Enquanto o Meriva sofria, eu estressava o Pedro. “Vê se tem todas as bikes aí”, “Olha se tem algo batendo no freio da bike verde (a taaaaal do disco)”, “Se liga na roda solta batendo na coroa da vermelha”. No que, pertinentemente, o Pedro retruca. “Manu, você se preocupa mais com essas bicicletas do que com o carro”. Evidente que sim. Eu estava paranóica e graças à lição aprendida entre Natal e Florânia para a final do Try On, com o Monclair a todo instante mandando eu ver se as quatro bikes estavam se comportando bem. De mais a mais, a história das três bicicletas perdidas por uma equipe durante o Ecomotion/Pro do ano passado não me saía da cabeça.

Bem, vou abrir meu coração e dizer que até ver a equipe chegando (mesmo que na 33a posição) para assinar o PC no AT1 eu não fiquei tranqüila.
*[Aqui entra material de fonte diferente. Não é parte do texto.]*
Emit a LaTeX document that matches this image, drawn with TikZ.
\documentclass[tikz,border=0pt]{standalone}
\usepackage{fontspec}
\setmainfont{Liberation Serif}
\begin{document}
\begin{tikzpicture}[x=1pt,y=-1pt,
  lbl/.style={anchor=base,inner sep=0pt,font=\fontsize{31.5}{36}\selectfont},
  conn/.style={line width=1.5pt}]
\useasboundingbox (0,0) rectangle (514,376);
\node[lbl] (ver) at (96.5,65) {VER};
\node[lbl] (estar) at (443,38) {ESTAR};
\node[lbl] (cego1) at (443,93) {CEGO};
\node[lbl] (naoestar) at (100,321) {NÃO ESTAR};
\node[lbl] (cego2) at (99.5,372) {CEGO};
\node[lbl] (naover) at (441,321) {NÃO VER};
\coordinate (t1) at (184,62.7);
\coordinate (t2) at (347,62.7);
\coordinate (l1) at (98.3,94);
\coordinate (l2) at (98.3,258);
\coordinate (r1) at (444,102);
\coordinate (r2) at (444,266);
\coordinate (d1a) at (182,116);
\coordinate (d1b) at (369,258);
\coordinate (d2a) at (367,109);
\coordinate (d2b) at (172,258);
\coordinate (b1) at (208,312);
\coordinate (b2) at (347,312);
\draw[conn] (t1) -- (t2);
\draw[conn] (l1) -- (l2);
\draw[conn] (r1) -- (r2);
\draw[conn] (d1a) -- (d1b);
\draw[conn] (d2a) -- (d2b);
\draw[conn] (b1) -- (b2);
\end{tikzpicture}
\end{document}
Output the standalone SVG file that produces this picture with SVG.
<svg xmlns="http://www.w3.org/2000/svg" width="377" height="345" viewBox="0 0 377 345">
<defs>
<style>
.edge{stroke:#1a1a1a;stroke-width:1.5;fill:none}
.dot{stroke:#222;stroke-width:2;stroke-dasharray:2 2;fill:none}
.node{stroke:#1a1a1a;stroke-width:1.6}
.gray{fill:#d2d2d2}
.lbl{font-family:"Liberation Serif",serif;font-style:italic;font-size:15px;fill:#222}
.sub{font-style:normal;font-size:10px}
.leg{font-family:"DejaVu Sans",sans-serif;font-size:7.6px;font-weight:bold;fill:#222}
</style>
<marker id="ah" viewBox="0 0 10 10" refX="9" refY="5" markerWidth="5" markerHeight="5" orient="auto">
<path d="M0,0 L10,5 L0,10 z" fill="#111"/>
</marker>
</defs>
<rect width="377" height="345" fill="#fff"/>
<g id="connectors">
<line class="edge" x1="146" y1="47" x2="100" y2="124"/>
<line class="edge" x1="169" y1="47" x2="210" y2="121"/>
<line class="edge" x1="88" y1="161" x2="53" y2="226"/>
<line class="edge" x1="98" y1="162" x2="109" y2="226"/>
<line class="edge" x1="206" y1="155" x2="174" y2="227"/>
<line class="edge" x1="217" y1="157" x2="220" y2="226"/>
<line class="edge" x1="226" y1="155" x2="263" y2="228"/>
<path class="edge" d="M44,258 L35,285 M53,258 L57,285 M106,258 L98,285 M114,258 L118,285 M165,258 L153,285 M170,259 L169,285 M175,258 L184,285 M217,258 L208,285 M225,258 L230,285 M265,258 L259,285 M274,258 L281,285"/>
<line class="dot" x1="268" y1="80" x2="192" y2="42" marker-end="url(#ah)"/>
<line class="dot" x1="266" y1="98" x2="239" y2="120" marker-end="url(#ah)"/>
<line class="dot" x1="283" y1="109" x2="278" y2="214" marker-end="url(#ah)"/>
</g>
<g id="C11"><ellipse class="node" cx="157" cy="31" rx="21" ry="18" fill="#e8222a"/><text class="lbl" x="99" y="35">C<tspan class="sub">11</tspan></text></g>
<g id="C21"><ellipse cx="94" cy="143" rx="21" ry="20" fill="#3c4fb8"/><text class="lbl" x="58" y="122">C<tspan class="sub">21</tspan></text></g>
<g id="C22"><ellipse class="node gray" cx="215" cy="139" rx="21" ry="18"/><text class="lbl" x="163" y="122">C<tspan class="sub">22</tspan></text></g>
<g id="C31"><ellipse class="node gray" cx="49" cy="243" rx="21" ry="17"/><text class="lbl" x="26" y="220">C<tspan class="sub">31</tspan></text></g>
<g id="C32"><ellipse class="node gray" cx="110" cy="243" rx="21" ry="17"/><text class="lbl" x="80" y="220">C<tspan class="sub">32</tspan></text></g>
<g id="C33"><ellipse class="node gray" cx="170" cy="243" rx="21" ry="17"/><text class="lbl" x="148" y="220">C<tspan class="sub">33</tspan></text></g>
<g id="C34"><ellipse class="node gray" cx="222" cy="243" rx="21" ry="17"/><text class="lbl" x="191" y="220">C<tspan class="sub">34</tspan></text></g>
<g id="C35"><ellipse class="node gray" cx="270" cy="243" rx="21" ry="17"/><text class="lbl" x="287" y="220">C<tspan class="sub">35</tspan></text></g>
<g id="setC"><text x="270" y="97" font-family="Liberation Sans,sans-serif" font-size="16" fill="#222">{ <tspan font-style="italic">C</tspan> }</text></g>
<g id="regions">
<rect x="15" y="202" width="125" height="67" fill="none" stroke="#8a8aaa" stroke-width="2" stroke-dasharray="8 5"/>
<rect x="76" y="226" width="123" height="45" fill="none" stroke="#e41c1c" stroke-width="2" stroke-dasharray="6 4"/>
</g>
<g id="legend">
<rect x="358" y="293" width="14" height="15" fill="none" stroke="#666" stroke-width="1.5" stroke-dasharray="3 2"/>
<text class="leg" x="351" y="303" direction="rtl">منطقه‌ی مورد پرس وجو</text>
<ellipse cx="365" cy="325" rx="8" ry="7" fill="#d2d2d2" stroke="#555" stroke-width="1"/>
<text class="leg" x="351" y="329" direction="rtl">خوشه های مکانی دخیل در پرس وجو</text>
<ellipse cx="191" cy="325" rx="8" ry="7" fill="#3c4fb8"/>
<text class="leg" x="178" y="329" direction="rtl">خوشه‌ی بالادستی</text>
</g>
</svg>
Estava desesperada de eles terem tido algum problema por minha culpa com as bicicletas. Mas não rolou nada disso.

No quesito refeição, estava tudo na santa paz. Nosso timing era perfeito. Ficava tudo mais ou menos pronto e daí a pouco a gente finalizava o preparo. Era a conta justa pra ouvir o primeiro grito de “Madeeeeeeeeeeiraaaaaaaaaaa” chegando pelo caminho. Do nosso fogareiro saíram batatas cozidas deliciosas, água fervendo no ponto para fazer aquele nescafé e aqueeeele cup noodle, além de sandubas de requeijão. Sem falar no Malta de pêssego, que dizem ser um dos melhores já feitos neste planeta em todos os tempos.
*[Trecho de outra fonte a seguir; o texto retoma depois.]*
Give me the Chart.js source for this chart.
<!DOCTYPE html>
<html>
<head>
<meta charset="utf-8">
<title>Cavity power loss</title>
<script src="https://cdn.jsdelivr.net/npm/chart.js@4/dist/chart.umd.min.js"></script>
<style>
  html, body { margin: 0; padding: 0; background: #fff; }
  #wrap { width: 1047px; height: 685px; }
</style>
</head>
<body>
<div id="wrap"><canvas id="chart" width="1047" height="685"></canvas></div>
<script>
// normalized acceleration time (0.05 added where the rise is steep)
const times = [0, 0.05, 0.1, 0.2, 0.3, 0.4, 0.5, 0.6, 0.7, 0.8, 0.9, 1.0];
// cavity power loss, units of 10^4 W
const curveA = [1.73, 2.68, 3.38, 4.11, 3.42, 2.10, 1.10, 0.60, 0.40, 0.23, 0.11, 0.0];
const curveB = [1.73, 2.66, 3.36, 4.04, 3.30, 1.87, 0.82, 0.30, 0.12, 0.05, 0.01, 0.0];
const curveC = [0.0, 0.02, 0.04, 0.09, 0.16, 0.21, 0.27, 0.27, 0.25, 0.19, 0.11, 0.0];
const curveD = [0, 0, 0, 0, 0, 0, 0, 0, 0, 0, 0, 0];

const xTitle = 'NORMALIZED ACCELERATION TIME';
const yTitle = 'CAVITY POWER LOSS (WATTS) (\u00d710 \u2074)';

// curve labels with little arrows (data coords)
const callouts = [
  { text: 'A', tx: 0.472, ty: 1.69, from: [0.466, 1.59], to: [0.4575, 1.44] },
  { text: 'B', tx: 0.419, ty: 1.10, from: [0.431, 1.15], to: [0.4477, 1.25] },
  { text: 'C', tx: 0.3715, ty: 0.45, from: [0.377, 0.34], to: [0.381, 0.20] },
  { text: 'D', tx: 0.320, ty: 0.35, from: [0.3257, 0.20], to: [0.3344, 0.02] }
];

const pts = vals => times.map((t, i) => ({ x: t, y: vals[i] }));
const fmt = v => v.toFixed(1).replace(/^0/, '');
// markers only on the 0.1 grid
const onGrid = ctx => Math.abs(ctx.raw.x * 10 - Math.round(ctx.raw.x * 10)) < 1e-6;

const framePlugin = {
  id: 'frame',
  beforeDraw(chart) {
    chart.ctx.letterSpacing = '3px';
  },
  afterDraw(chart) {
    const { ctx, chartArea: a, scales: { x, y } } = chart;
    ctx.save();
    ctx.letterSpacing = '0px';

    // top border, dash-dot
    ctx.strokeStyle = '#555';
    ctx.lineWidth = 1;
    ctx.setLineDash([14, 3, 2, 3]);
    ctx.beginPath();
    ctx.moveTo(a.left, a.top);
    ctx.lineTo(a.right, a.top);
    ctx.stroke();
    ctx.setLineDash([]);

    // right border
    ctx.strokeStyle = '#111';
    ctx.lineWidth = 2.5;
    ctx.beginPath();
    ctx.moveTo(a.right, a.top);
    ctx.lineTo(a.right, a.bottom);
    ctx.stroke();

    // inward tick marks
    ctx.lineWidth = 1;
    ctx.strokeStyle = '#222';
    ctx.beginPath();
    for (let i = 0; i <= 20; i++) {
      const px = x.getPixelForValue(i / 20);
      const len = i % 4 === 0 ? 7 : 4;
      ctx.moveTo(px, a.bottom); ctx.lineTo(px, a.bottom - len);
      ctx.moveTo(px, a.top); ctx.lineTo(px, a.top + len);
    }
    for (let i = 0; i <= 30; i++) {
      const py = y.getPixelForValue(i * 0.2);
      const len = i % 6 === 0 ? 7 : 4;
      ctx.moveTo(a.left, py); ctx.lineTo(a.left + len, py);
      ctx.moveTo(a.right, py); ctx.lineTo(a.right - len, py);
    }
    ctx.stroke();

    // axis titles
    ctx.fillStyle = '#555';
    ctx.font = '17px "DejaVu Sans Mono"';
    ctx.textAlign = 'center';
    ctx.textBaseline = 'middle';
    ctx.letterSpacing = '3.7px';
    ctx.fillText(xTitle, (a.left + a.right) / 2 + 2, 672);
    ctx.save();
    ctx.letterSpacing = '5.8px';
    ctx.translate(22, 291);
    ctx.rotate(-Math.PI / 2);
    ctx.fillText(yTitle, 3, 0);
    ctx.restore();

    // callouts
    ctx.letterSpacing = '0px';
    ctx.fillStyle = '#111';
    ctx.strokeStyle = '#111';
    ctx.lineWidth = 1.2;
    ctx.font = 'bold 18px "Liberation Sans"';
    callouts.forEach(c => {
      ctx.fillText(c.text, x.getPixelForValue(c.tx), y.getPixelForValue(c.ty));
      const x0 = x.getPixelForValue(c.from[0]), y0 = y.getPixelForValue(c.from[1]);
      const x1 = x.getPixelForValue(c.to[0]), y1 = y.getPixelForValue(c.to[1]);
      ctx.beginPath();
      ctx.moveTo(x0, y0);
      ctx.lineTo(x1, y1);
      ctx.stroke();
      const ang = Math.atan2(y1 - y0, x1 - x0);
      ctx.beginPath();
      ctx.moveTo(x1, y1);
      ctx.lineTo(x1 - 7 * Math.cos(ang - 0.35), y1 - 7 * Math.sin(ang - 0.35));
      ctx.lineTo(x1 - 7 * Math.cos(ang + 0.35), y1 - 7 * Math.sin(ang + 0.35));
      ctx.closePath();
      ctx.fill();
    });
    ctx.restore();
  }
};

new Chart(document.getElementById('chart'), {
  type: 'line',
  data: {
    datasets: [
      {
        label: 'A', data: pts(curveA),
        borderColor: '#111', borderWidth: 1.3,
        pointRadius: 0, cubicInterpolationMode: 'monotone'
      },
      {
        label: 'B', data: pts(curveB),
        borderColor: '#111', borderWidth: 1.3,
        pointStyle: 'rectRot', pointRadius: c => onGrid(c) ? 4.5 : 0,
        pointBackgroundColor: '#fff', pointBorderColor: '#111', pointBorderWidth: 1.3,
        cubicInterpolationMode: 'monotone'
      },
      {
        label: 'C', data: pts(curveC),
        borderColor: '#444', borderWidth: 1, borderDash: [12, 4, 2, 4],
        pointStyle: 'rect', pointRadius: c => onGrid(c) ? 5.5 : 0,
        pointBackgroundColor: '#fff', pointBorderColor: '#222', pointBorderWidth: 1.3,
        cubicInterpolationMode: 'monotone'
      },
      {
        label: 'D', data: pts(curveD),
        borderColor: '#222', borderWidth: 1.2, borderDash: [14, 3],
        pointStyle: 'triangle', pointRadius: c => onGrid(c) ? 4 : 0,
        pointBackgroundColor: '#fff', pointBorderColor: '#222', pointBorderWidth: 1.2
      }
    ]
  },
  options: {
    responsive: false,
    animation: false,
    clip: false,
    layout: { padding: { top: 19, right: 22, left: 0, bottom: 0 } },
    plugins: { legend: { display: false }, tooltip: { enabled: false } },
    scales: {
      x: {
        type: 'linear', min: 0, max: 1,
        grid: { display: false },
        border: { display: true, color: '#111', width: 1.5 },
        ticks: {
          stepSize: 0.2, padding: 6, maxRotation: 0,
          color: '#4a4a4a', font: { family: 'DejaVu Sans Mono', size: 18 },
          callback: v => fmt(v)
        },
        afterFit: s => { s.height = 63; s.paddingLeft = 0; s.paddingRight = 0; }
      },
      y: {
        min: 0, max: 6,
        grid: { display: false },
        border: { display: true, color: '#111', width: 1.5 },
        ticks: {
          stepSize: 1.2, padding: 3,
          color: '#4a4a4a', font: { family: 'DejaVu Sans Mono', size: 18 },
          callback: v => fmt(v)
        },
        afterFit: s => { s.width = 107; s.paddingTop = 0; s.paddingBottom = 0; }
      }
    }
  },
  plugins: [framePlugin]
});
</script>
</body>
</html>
Claro, tudo ia bem até escurecer no PC8, a saída para a canoagem. Não bastasse eu não ter pilhas AAA para head lamp e o gás ter acabado antes de cozinhar a batata, eu ainda tinha a tarefa sinistra de escolher um bom duck pra eles remarem. “Meu Pai, como se escolhe um Duck?”. Nas garagens de remo da Lagoa Rodrigo de Freitas, onde eu treino há dez anos, basta pegar o Empacher amarelinho e ir pra galera. Mas e no meio do mato, onde todos os gatos eram pardos? Pedi uma dica pro André Iervolino, que fazia o apoio da Landscape; ouvi um bizu do Felipe Meireles, da equipe da Renata Falzoni, e lá fui eu pro uni-duni-tê. Vou falar que quase chorei de emoção ao ouvir o primeiro comentário do Monclair ao chegar no AT. “Nossa, que ducks bons, cheinhos!”. Iaaaaaauuuuuuuu!
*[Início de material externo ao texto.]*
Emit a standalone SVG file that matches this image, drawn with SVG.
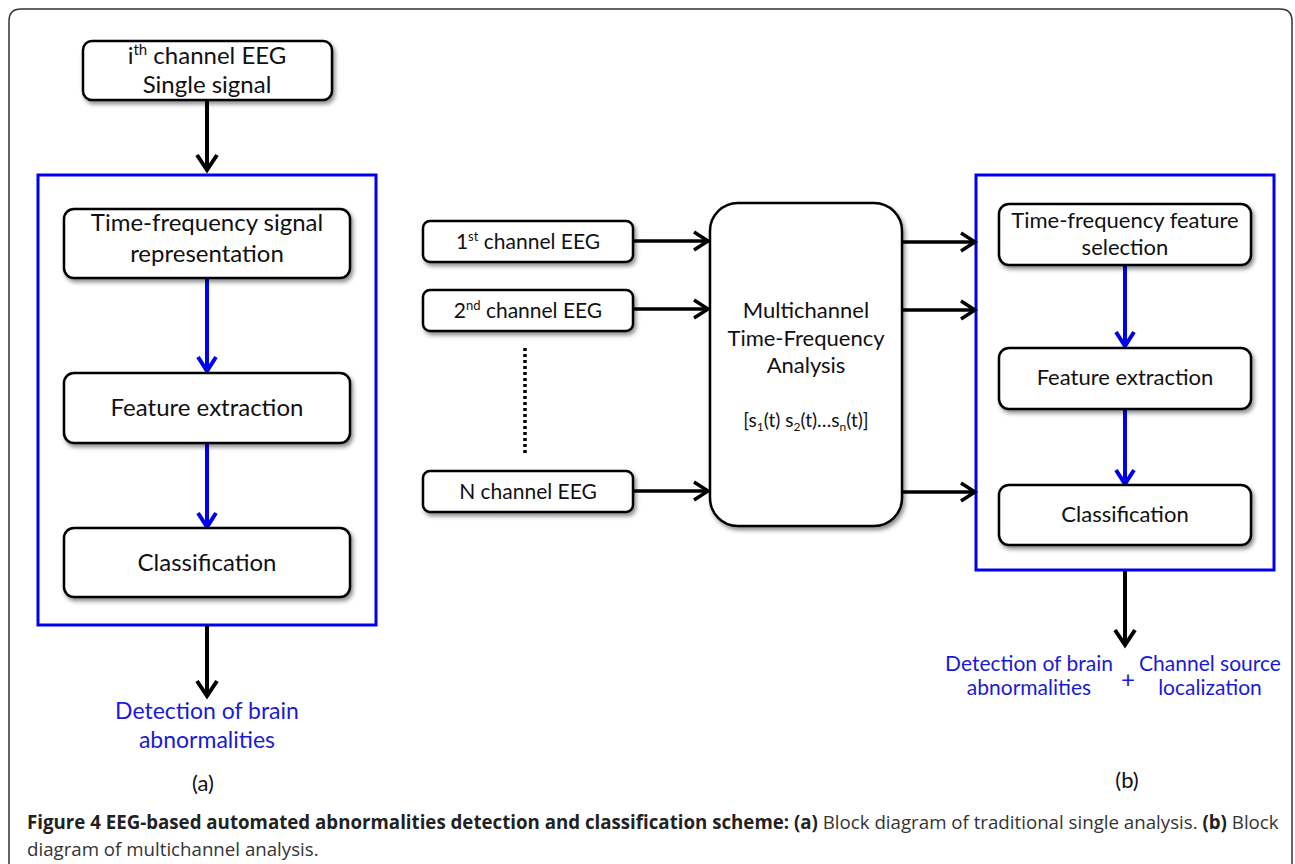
<svg xmlns="http://www.w3.org/2000/svg" width="1295" height="864" viewBox="0 0 1295 864">
<style>
.box{fill:#fff;stroke:#000;stroke-width:2.5;filter:url(#sh)}
.blue{fill:none;stroke:#0000ee;stroke-width:3}
.t{font-family:Lato,"Open Sans",sans-serif;fill:#111;text-anchor:middle}
.bt{font-family:Lato,"Open Sans",sans-serif;fill:#1a1ad6;text-anchor:middle}
.ab{stroke:#000;stroke-width:4;fill:none}
.ab3{stroke:#000;stroke-width:3.5;fill:none}
.abl{stroke:#0000ee;stroke-width:4;fill:none}
.cap{font-family:"Open Sans",sans-serif;font-size:18.7px;fill:#333}
</style>
<defs>
<filter id="sh" x="-10%" y="-20%" width="130%" height="150%">
<feDropShadow dx="2" dy="3" stdDeviation="2" flood-color="#000" flood-opacity="0.45"/>
</filter>
<marker id="mk" markerUnits="userSpaceOnUse" viewBox="0 0 22 24" markerWidth="22" markerHeight="24" refX="18" refY="12" orient="auto">
<path d="M3,2 L18,12 L3,22" fill="none" stroke="#000" stroke-width="4"/>
</marker>
<marker id="mk3" markerUnits="userSpaceOnUse" viewBox="0 0 22 24" markerWidth="22" markerHeight="24" refX="18" refY="12" orient="auto">
<path d="M4,3 L18,12 L4,21" fill="none" stroke="#000" stroke-width="3.5"/>
</marker>
<marker id="mkb" markerUnits="userSpaceOnUse" viewBox="0 0 22 24" markerWidth="22" markerHeight="24" refX="18" refY="12" orient="auto">
<path d="M4,3 L18,12 L4,21" fill="none" stroke="#0000ee" stroke-width="4"/>
</marker>
</defs>
<rect x="0" y="0" width="1295" height="864" fill="#fff"/>
<path d="M9,864 V21 Q9,9 21,9 H1280 Q1292,9 1292,21 V864" fill="none" stroke="#333" stroke-width="1.5"/>

<g id="group-a">
<rect class="blue" x="38" y="175" width="338" height="450"/>
</g>
<g id="group-b">
<rect class="blue" x="976" y="175" width="298" height="395"/>
</g>

<g id="connectors">
<line class="ab" x1="207" y1="101" x2="207" y2="170" marker-end="url(#mk)"/>
<line class="abl" x1="207" y1="279" x2="207" y2="371" marker-end="url(#mkb)"/>
<line class="abl" x1="207" y1="444" x2="207" y2="527" marker-end="url(#mkb)"/>
<line class="ab" x1="207" y1="626" x2="207" y2="696" marker-end="url(#mk)"/>
<line class="ab3" x1="634" y1="241" x2="708" y2="241" marker-end="url(#mk3)"/>
<line class="ab3" x1="634" y1="309" x2="708" y2="309" marker-end="url(#mk3)"/>
<line class="ab3" x1="634" y1="491" x2="708" y2="491" marker-end="url(#mk3)"/>
<line x1="525" y1="348" x2="525" y2="456" stroke="#000" stroke-width="3.5" stroke-dasharray="3,3"/>
<line class="ab3" x1="903" y1="242" x2="975" y2="242" marker-end="url(#mk3)"/>
<line class="ab3" x1="903" y1="310" x2="975" y2="310" marker-end="url(#mk3)"/>
<line class="ab3" x1="903" y1="492" x2="975" y2="492" marker-end="url(#mk3)"/>
<line class="abl" x1="1125" y1="266" x2="1125" y2="346" marker-end="url(#mkb)"/>
<line class="abl" x1="1125" y1="410" x2="1125" y2="484" marker-end="url(#mkb)"/>
<line class="ab" x1="1125" y1="571" x2="1125" y2="645" marker-end="url(#mk)"/>
</g>

<g id="n-input">
<rect class="box" x="83" y="41" width="249" height="59" rx="9"/>
<text class="t" x="207" y="64" font-size="24">i<tspan font-size="15" dy="-9">th</tspan><tspan dy="9"> channel EEG</tspan></text>
<text class="t" x="207" y="93" font-size="24">Single signal</text>
</g>
<g id="n-tfsr">
<rect class="box" x="64" y="209" width="286" height="69" rx="10"/>
<text class="t" x="207" y="231" font-size="24">Time-frequency signal</text>
<text class="t" x="207" y="262" font-size="24">representation</text>
</g>
<g id="n-fe-a">
<rect class="box" x="64" y="373" width="286" height="70" rx="10"/>
<text class="t" x="207" y="416" font-size="24">Feature extraction</text>
</g>
<g id="n-cl-a">
<rect class="box" x="64" y="528" width="286" height="69" rx="10"/>
<text class="t" x="207" y="571" font-size="24">Classification</text>
</g>
<g id="n-out-a">
<text class="bt" x="207" y="719" font-size="23">Detection of brain</text>
<text class="bt" x="207" y="748" font-size="23">abnormalities</text>
</g>
<text class="t" x="203" y="791" font-size="22" fill="#222">(a)</text>

<g id="n-ch1">
<rect class="box" x="423" y="221" width="210" height="41" rx="7"/>
<text class="t" x="528" y="249" font-size="21">1<tspan font-size="13" dy="-8">st</tspan><tspan dy="8"> channel EEG</tspan></text>
</g>
<g id="n-ch2">
<rect class="box" x="423" y="290" width="210" height="41" rx="7"/>
<text class="t" x="528" y="318" font-size="21">2<tspan font-size="13" dy="-8">nd</tspan><tspan dy="8"> channel EEG</tspan></text>
</g>
<g id="n-chN">
<rect class="box" x="423" y="471" width="210" height="41" rx="7"/>
<text class="t" x="528" y="499" font-size="21">N channel EEG</text>
</g>
<g id="n-multi">
<rect class="box" x="710" y="203" width="192" height="323" rx="28"/>
<text class="t" x="806" y="318" font-size="22">Multichannel</text>
<text class="t" x="806" y="346" font-size="22">Time-Frequency</text>
<text class="t" x="806" y="373" font-size="22">Analysis</text>
<text class="t" x="806" y="427" font-size="19" fill="#333">[s<tspan font-size="12" dy="4">1</tspan><tspan dy="-4">(t) s</tspan><tspan font-size="12" dy="4">2</tspan><tspan dy="-4">(t)…s</tspan><tspan font-size="12" dy="4">n</tspan><tspan dy="-4">(t)]</tspan></text>
</g>

<g id="n-tffs">
<rect class="box" x="999" y="204" width="252" height="61" rx="10"/>
<text class="t" x="1125" y="228" font-size="22">Time-frequency feature</text>
<text class="t" x="1125" y="255" font-size="22">selection</text>
</g>
<g id="n-fe-b">
<rect class="box" x="999" y="348" width="252" height="61" rx="10"/>
<text class="t" x="1125" y="385" font-size="22">Feature extraction</text>
</g>
<g id="n-cl-b">
<rect class="box" x="999" y="485" width="252" height="60" rx="10"/>
<text class="t" x="1125" y="522" font-size="22">Classification</text>
</g>
<g id="n-out-b">
<text class="bt" x="1029" y="671" font-size="21">Detection of brain</text>
<text class="bt" x="1029" y="695" font-size="21">abnormalities</text>
<text class="bt" x="1128" y="688" font-size="24">+</text>
<text class="bt" x="1210" y="671" font-size="21">Channel source</text>
<text class="bt" x="1210" y="695" font-size="21">localization</text>
</g>
<text class="t" x="1127" y="788" font-size="22" fill="#222">(b)</text>

<text class="cap" x="27" y="829"><tspan font-weight="bold" fill="#222">Figure 4 EEG-based automated abnormalities detection and classification scheme: (a)</tspan> Block diagram of traditional single analysis. <tspan font-weight="bold" fill="#222">(b)</tspan> Block</text>
<text class="cap" x="27" y="856">diagram of multichannel analysis.</text>
</svg>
Problemas – Essa era a boa notícia. Mas o “kalunga” também deu a má notícia. “Caí e perdi um parafuso do freio. Tem que arrumar”. Gelei. Lembrei da “aula” que eu “matei” no tal supletivo. Hora de pedir ajuda pros universitários.

Quem salvou a pátria foi o apoio da The Run, que é mecânico de verdade. “Fica tranqüila, é simples”. Ufa, ainda bem que essas coisas complexas são simples pra alguém. E que bom que este alguém estava com o carro parado bem do meu lado.

A saída do duck foi a mais caótica. Geral com fome, Carol tremendo de frio depois de ter virado o barco com o Daniel e pouca luz. A batata estava sem sal, ainda por cima. Mas a energia era super positiva. Afinal, os Madeiras tinham saído da 33a posição, passaram pela 23a, pela 18a e agora estavam a caminho do último AT em 18o. Só na raça.

Nisso já era duas da matina. O sono apertando. Aproveitei que a galera ainda ia demorar um pouco pra chegar, estiquei os tapetes do carro no chão, peguei o cobertor e me cobri até a cabeça. Acho que uns 30 minutos depois ouço a voz dos Madeiras perguntando “cadê o apoio?”. Levando do chão e “bú!”, quase mato os quatro do coração de uma vez.

No friozinho da chegada, às cinco da manhã, estava num bate-papo animado com o Wladimir Togumi, a menina do PC e a moça que fazia o apoio da Armadda. No que chega um senhor, não sei se meio bêbado ou muito maluco e começa a discursar.

“Ontem de manhã tinha um monte de boboca nas charretes na praça. O que é isso? É muita gente. Aliás, a equipe de azul era enorme, tinha mais de cem pessoas!”. Pano rápido a “equipe de azul” a qual ele se referia era, simplesmente, todo mundo. Pois o colete dos atletas era exatamente azul.

Pouco depois das gargalhadas, ouço ao longe os gritos de “Madeiraaaaaaaa!”. A 13a equipe chegava do pedal derradeiro. Entre abraços e beijos felizes, teve espaço até para o quarteto dar a nota pro apoio. “Nota mil!”. Não sei se é verdade, mas eu preferi acreditar.